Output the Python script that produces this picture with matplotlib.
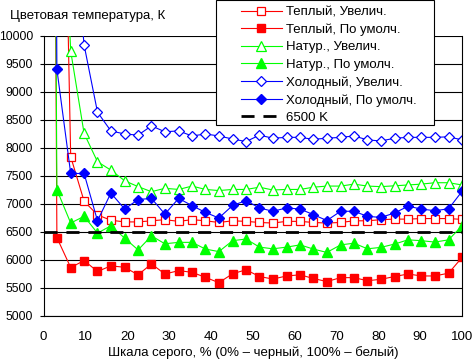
import matplotlib
matplotlib.use('Agg')
import matplotlib.pyplot as plt
from matplotlib.patches import Rectangle

plt.rcParams['font.family'] = ['Liberation Sans', 'DejaVu Sans']

# шкала серого, %
gray = [0, 3.2, 6.5, 9.7, 12.9, 16.1, 19.4, 22.6, 25.8, 29.0, 32.3, 35.5, 38.7,
        41.9, 45.2, 48.4, 51.6, 54.8, 58.1, 61.3, 64.5, 67.7, 71.0, 74.2, 77.4,
        80.6, 83.9, 87.1, 90.3, 93.5, 96.8, 100]

warm_zoom = [50000, 20000, 7845, 7050, 6805, 6710, 6680, 6680, 6700, 6720, 6690,
             6720, 6700, 6670, 6700, 6690, 6670, 6660, 6690, 6690, 6670, 6660,
             6670, 6700, 6700, 6720, 6730, 6730, 6740, 6740, 6740, 6725]
warm_def = [50000, 6400, 5865, 5990, 5795, 5895, 5870, 5735, 5930, 5750, 5810,
            5780, 5690, 5595, 5755, 5825, 5705, 5660, 5715, 5735, 5670, 5615,
            5685, 5685, 5630, 5655, 5705, 5750, 5715, 5715, 5765, 6045]
nat_zoom = [50000, 15000, 9730, 8260, 7755, 7605, 7415, 7310, 7220, 7280, 7260,
            7320, 7260, 7240, 7260, 7260, 7300, 7250, 7260, 7260, 7300, 7320,
            7320, 7355, 7320, 7310, 7325, 7340, 7355, 7380, 7380, 7340]
nat_def = [50000, 7255, 6660, 6780, 6480, 6610, 6390, 6180, 6430, 6290, 6315,
           6315, 6195, 6150, 6345, 6375, 6230, 6200, 6230, 6270, 6195, 6135,
           6270, 6300, 6200, 6225, 6285, 6360, 6345, 6320, 6360, 6610]
cold_zoom = [50000, 30000, 12500, 9840, 8640, 8305, 8250, 8230, 8395, 8290, 8305,
             8215, 8250, 8215, 8160, 8115, 8230, 8175, 8190, 8190, 8155, 8175,
             8190, 8215, 8145, 8125, 8175, 8190, 8190, 8190, 8200, 8145]
cold_def = [50000, 9405, 7545, 7545, 6700, 7195, 6910, 7080, 7100, 6820, 7100,
            6970, 6850, 6750, 6975, 7060, 6930, 6870, 6930, 6910, 6810, 6705,
            6870, 6870, 6780, 6760, 6840, 6960, 6910, 6880, 6915, 7225]
ref_k = 6500

labels = ['Теплый, Увелич.', 'Теплый, По умолч.', 'Натур., Увелич.',
          'Натур., По умолч.', 'Холодный, Увелич.', 'Холодный, По умолч.', '6500 K']

fig = plt.figure(figsize=(4.72, 3.59), dpi=100)
ax = fig.add_axes([43.5 / 472, 43 / 359, (462 - 43.5) / 472, (316 - 36) / 359])

ms = 5.5
ax.plot(gray, warm_zoom, color='red', lw=0.8, marker='s', ms=ms, mfc='white', mec='red', mew=0.9, label=labels[0])
ax.plot(gray, warm_def, color='red', lw=0.8, marker='s', ms=ms, mfc='red', mec='red', label=labels[1])
ax.plot(gray, nat_zoom, color='#00ff00', lw=0.8, marker='^', ms=ms + 1, mfc='white', mec='#00ff00', mew=0.9, label=labels[2])
ax.plot(gray, nat_def, color='#00ff00', lw=0.8, marker='^', ms=ms + 1, mfc='#00ff00', mec='#00ff00', label=labels[3])
ax.plot(gray, cold_zoom, color='blue', lw=0.8, marker='D', ms=ms - 0.5, mfc='white', mec='blue', mew=0.9, label=labels[4])
ax.plot(gray, cold_def, color='blue', lw=0.8, marker='D', ms=ms - 0.5, mfc='blue', mec='blue', label=labels[5])
ax.plot([gray[0], gray[-1]], [ref_k, ref_k], color='black', lw=2, dashes=(4.7, 3.2), label=labels[6])

ax.set_xlim(0, 100)
ax.set_ylim(5000, 10000)
ax.set_xticks(range(0, 101, 10))
ax.set_yticks(range(5000, 10001, 500))
ax.grid(axis='y', color='black', lw=0.8)
ax.set_axisbelow(True)
ax.spines['top'].set_visible(False)
for s in ['left', 'right', 'bottom']:
    ax.spines[s].set_linewidth(0.8)
ax.tick_params(axis='x', length=0, pad=11, labelsize=9.5)
ax.tick_params(axis='y', length=3, width=0.8, pad=4.5, labelsize=8.8)

ax.set_xlabel('Шкала серого, % (0% – черный, 100% – белый)', fontsize=9.5, labelpad=2)
fig.text(10 / 472, 1 - 16 / 359, 'Цветовая температура, К', fontsize=9.5, va='center', ha='left')

# рамка легенды
fig.patches.append(Rectangle((216 / 472, 1 - 125 / 359), (434 - 216) / 472, 125 / 359,
                             transform=fig.transFigure, fc='white', ec='black', lw=0.8, zorder=3))
leg = fig.legend(loc='upper left', bbox_to_anchor=(233 / 472, 1 + 2 / 359), frameon=False,
                 fontsize=9.5, handlelength=3.1, handletextpad=0.3, labelspacing=0.4,
                 borderpad=0.1)
leg.set_zorder(4)

plt.savefig('out.png', dpi=100)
◆ ◆ ◆ ◆
§ WHAT IS NEEDED
A single figure is required: the number of lines above in which the word "matplotlib" occurs.

§ RESULT FOR THIS TASK
5